2017 Cape Town [Global Evidence Summit]

Shemilt I¹, Hollands G², Carter P², Thomas J¹

¹EPPI-Centre, University College London

²Behaviour and Health Research Unit, University of Cambridge

Background: Study identification is a time-intensive phase of systematic-review production and a key driver of the total cost. Machine-Learning (ML) tools have the potential to speed up study identification and reduce manual screening workload, making previously intractable reviews with ‘too many records’ problems more feasible. However ML tools have not previously been deployed in Cochrane reviews.

Objectives: To explore and evaluate the use of ML tools to support efficient study identification in Cochrane reviews.

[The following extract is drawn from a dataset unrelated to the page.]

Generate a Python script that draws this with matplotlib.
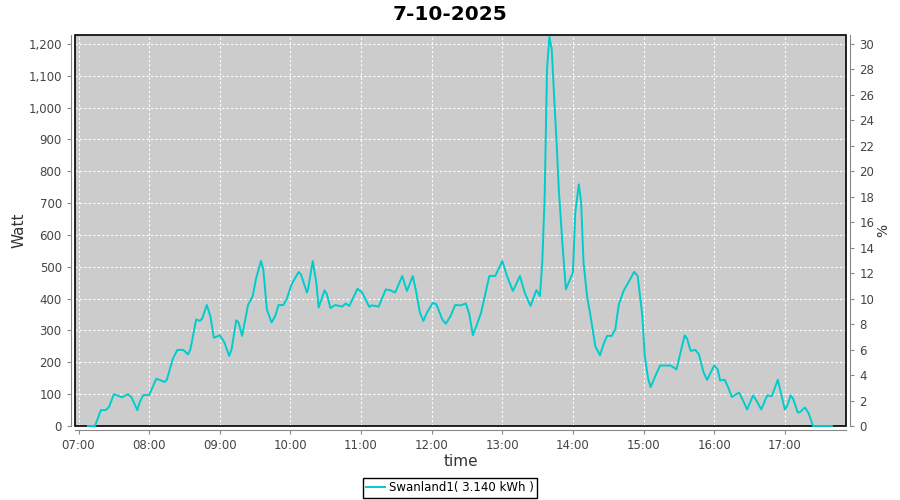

Methods: A novel, semi-automated screening workflow – incorporating both active learning and topic-modelling tools – was designed and implemented in a Cochrane Public Health review to help identify eligible studies among c. 157 000 unique citations retrieved by electronic searches of 11 databases. Electronic searches were supplemented by extensive searches of other resources. A cost-effectiveness analysis (CEA) was conducted to model and compare: (A) the novel, semi-automated workflow; with (B) a conventional screening workflow; and, (C) a semi-automated workflow incorporating active learning without topic modelling.

Results: Use of the novel, semi-automated workflow (A) reduced manual title-abstract screening workload by 83% in this review, compared with conventional screening (B), without any loss of recall. Topic modelling did not identify any eligible studies. Searches of other resources identified 4 further eligible studies but none were published prior to the date of last search, so were not represented among the c. 157 000 electronic search results. A full set of CEA results will be presented. Prior to having full CEA results, it is clear that the modelled semi-automated workflow incorporating active learning without topic modelling (C) ‘dominates’ the other options (A and B) in this case, i.e. it would cost less, with identical recall.

Conclusions: Use of ML tools can make study identification more efficient in Cochrane reviews that have a ‘too many records’ problem. Further evaluations of ML tools are needed to assess the generalisability of this finding and to help build an evidence base for efficient workflow design in reviews.